►
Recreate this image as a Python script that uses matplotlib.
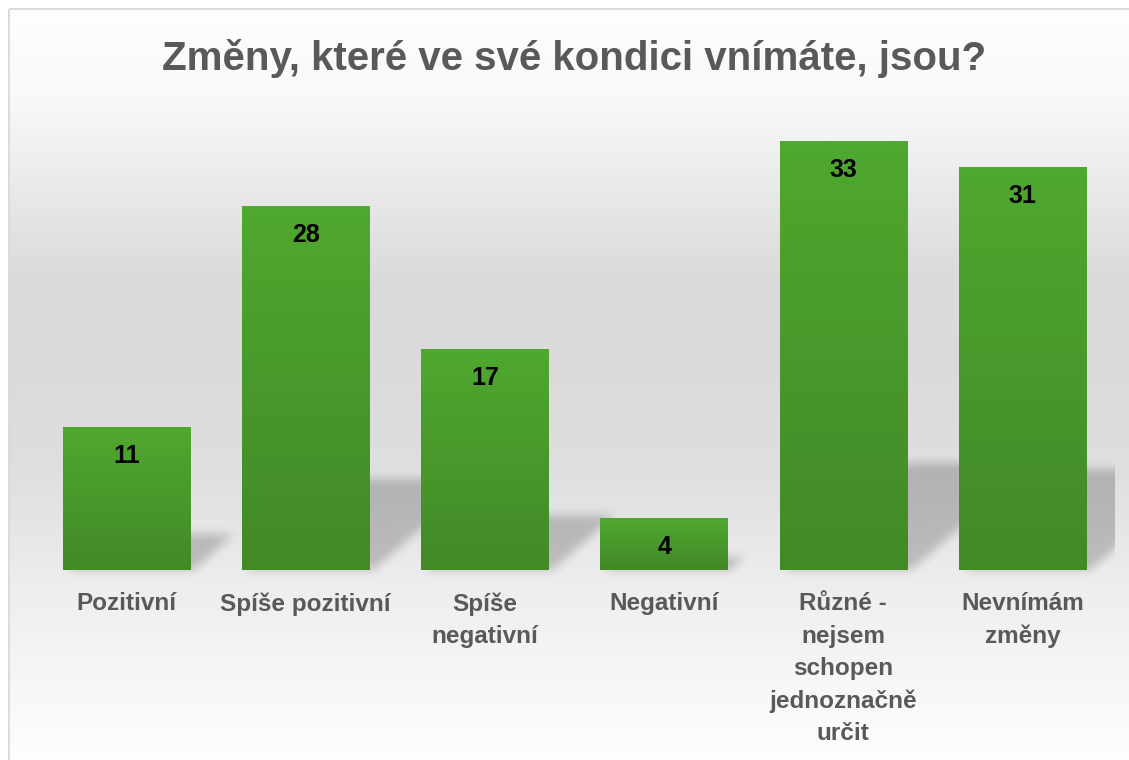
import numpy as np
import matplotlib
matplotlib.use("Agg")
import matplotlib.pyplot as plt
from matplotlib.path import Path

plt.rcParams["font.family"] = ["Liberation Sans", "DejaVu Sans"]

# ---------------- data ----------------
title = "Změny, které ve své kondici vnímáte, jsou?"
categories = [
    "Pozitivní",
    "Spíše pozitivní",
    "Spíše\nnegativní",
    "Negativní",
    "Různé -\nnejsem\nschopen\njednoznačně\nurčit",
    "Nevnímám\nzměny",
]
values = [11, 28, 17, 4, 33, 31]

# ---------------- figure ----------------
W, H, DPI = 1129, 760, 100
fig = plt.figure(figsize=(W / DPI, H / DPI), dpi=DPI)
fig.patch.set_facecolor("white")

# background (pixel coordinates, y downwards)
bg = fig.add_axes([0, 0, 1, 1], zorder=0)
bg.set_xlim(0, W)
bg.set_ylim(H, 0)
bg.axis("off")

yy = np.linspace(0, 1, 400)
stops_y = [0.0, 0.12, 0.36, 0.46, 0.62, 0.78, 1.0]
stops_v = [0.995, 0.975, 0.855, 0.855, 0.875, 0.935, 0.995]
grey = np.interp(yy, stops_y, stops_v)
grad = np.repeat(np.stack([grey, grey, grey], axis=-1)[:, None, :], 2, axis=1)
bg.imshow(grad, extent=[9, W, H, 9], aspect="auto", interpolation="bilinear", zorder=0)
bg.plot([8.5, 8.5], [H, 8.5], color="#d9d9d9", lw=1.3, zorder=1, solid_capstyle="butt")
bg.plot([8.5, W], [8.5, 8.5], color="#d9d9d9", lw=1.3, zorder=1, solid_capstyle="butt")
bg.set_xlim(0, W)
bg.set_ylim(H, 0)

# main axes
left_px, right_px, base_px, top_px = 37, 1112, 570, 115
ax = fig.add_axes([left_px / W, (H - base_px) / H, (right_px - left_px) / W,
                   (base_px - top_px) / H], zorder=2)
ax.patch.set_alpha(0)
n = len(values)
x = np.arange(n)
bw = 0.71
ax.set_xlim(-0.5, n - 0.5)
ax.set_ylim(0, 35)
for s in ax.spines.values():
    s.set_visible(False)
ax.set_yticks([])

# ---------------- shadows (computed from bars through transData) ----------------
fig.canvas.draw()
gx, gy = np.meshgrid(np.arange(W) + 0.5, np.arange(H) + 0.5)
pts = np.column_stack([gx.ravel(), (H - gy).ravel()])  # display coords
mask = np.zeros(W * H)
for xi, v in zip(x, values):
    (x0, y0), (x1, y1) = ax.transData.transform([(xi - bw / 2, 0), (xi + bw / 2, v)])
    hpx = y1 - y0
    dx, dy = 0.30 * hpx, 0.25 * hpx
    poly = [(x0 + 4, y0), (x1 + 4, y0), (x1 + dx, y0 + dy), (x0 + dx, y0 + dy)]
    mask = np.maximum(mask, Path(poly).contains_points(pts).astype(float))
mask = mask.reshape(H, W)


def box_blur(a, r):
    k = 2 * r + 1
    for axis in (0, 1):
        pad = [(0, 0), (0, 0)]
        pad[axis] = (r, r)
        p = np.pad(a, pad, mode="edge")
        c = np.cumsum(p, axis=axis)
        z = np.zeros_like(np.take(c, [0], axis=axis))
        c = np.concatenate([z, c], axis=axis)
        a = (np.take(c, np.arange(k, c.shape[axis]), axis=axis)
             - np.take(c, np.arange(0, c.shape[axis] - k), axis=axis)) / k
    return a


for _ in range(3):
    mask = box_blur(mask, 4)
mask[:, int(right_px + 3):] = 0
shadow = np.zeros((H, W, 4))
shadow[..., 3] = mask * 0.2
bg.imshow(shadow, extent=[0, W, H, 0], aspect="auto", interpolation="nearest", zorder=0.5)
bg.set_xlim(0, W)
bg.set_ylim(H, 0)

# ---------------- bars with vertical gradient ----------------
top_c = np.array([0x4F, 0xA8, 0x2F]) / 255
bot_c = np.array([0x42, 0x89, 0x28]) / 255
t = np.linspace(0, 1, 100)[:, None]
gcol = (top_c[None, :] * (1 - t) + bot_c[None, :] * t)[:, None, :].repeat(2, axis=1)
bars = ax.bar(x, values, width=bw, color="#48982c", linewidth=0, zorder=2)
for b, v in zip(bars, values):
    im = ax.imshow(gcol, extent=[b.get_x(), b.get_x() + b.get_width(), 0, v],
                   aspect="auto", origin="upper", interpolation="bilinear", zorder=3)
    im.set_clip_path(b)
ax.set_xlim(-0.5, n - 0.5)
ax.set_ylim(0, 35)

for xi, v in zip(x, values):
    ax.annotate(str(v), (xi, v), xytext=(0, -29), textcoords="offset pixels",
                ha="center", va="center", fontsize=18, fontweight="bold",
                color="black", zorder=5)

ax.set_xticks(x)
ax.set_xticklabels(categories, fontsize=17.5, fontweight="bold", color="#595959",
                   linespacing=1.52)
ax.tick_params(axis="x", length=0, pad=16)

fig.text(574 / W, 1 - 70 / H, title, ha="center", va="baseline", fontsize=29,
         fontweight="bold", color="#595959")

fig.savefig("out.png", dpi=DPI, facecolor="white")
◄
Pictures excluded, repeat exactly the lines from the top of the material through the line with "ax.set_yticks([])", including both of those lines.

§ Completed task
Recreate this image as a Python script that uses matplotlib.
import numpy as np
import matplotlib
matplotlib.use("Agg")
import matplotlib.pyplot as plt
from matplotlib.path import Path

plt.rcParams["font.family"] = ["Liberation Sans", "DejaVu Sans"]

# ---------------- data ----------------
title = "Změny, které ve své kondici vnímáte, jsou?"
categories = [
    "Pozitivní",
    "Spíše pozitivní",
    "Spíše\nnegativní",
    "Negativní",
    "Různé -\nnejsem\nschopen\njednoznačně\nurčit",
    "Nevnímám\nzměny",
]
values = [11, 28, 17, 4, 33, 31]

# ---------------- figure ----------------
W, H, DPI = 1129, 760, 100
fig = plt.figure(figsize=(W / DPI, H / DPI), dpi=DPI)
fig.patch.set_facecolor("white")

# background (pixel coordinates, y downwards)
bg = fig.add_axes([0, 0, 1, 1], zorder=0)
bg.set_xlim(0, W)
bg.set_ylim(H, 0)
bg.axis("off")

yy = np.linspace(0, 1, 400)
stops_y = [0.0, 0.12, 0.36, 0.46, 0.62, 0.78, 1.0]
stops_v = [0.995, 0.975, 0.855, 0.855, 0.875, 0.935, 0.995]
grey = np.interp(yy, stops_y, stops_v)
grad = np.repeat(np.stack([grey, grey, grey], axis=-1)[:, None, :], 2, axis=1)
bg.imshow(grad, extent=[9, W, H, 9], aspect="auto", interpolation="bilinear", zorder=0)
bg.plot([8.5, 8.5], [H, 8.5], color="#d9d9d9", lw=1.3, zorder=1, solid_capstyle="butt")
bg.plot([8.5, W], [8.5, 8.5], color="#d9d9d9", lw=1.3, zorder=1, solid_capstyle="butt")
bg.set_xlim(0, W)
bg.set_ylim(H, 0)

# main axes
left_px, right_px, base_px, top_px = 37, 1112, 570, 115
ax = fig.add_axes([left_px / W, (H - base_px) / H, (right_px - left_px) / W,
                   (base_px - top_px) / H], zorder=2)
ax.patch.set_alpha(0)
n = len(values)
x = np.arange(n)
bw = 0.71
ax.set_xlim(-0.5, n - 0.5)
ax.set_ylim(0, 35)
for s in ax.spines.values():
    s.set_visible(False)
ax.set_yticks([])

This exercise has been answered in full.